Evan Bryce Schuler, 23, appealed the judge’s decision, and his case will now move to circuit court.
He appeared in Danville General District Court, where Judge M. Lee Stilwell Jr. reached his decision after hearing two police officers’ testimony.
Officer M.A. Gibbs said she and other officers had stopped at the gas pumps off Monument Street at about 6:30 a.m. Schuler was with one of the officers, J.R. McBride.
While there, Schuler got out of the cruiser and chased an opossum as it ran along a fence, Gibbs said.
“He grabbed a hold of the links of the fence and just started stomping,” she said.
Schuler then ran back to the police cars.
“He was like, ‘I shouldn’t have done that,’” McBride said.
Schuler’s attorney, James Priest, said that his client was riding with McBride because he was thinking about applying for a job with the police department.

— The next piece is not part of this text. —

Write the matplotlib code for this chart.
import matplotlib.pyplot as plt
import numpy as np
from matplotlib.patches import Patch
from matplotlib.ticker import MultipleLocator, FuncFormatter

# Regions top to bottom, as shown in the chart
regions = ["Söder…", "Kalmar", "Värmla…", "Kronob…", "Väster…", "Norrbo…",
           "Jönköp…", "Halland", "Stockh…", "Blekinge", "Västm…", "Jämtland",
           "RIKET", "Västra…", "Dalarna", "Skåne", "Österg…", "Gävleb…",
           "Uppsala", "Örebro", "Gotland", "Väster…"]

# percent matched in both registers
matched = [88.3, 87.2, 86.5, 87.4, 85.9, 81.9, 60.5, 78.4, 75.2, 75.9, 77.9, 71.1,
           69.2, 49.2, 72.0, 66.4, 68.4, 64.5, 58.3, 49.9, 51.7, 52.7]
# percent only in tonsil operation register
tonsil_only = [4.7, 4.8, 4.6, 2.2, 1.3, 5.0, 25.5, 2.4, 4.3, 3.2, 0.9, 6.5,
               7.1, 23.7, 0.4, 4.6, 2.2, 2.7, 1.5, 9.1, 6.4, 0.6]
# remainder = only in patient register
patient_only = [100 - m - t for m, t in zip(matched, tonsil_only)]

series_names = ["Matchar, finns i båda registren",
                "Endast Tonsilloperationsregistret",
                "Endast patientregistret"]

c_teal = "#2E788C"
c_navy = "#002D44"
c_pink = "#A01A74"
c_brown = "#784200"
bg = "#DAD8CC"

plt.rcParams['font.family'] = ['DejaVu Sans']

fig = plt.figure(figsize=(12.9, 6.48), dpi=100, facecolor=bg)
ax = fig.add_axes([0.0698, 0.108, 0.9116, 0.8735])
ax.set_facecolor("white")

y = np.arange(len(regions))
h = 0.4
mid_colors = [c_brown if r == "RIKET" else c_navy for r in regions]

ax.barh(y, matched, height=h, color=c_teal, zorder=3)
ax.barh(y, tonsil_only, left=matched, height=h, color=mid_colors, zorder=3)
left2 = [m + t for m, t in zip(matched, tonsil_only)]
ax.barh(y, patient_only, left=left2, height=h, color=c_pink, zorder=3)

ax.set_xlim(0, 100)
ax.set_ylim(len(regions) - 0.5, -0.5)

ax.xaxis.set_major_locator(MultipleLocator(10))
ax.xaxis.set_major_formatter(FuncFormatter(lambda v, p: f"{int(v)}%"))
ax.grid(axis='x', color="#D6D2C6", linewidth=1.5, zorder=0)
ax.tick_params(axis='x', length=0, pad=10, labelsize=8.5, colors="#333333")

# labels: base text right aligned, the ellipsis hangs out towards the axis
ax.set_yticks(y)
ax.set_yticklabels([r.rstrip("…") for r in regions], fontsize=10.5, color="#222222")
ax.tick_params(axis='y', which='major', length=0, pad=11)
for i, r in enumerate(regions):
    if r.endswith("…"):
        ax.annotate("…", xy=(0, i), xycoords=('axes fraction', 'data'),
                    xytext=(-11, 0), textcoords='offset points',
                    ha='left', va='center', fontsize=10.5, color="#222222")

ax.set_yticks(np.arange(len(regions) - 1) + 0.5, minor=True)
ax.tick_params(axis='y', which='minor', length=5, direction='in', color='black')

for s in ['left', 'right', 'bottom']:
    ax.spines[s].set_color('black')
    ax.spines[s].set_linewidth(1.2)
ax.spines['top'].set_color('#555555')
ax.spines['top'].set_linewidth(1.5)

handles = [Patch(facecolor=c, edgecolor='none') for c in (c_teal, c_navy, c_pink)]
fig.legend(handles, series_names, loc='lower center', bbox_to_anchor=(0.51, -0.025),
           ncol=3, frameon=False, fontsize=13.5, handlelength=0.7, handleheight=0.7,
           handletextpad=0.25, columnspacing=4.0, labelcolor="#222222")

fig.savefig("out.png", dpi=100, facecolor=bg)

But that job evaporated after the animal cruelty charge. Schuler also served in the military and does not have a criminal record, he added.
Priest said his client grew up on a farm, where opossums killed more than 50 of his chickens. Schuler acted on “strict, basic instinct,” Priest said.
Robert Adams Jr., senior assistant commonwealth’s attorney, said that opossums and other animals act on instinct as well.
“Hopefully, what differentiates us, is that we don’t just act on instinct,” Adams said.
He understands how Schuler’s life on a farm might influence his actions, but that was a whole different situation, Adams said.
For instance, a dog bite doesn’t give anyone the right to shoot every dog that he sees, Adams said.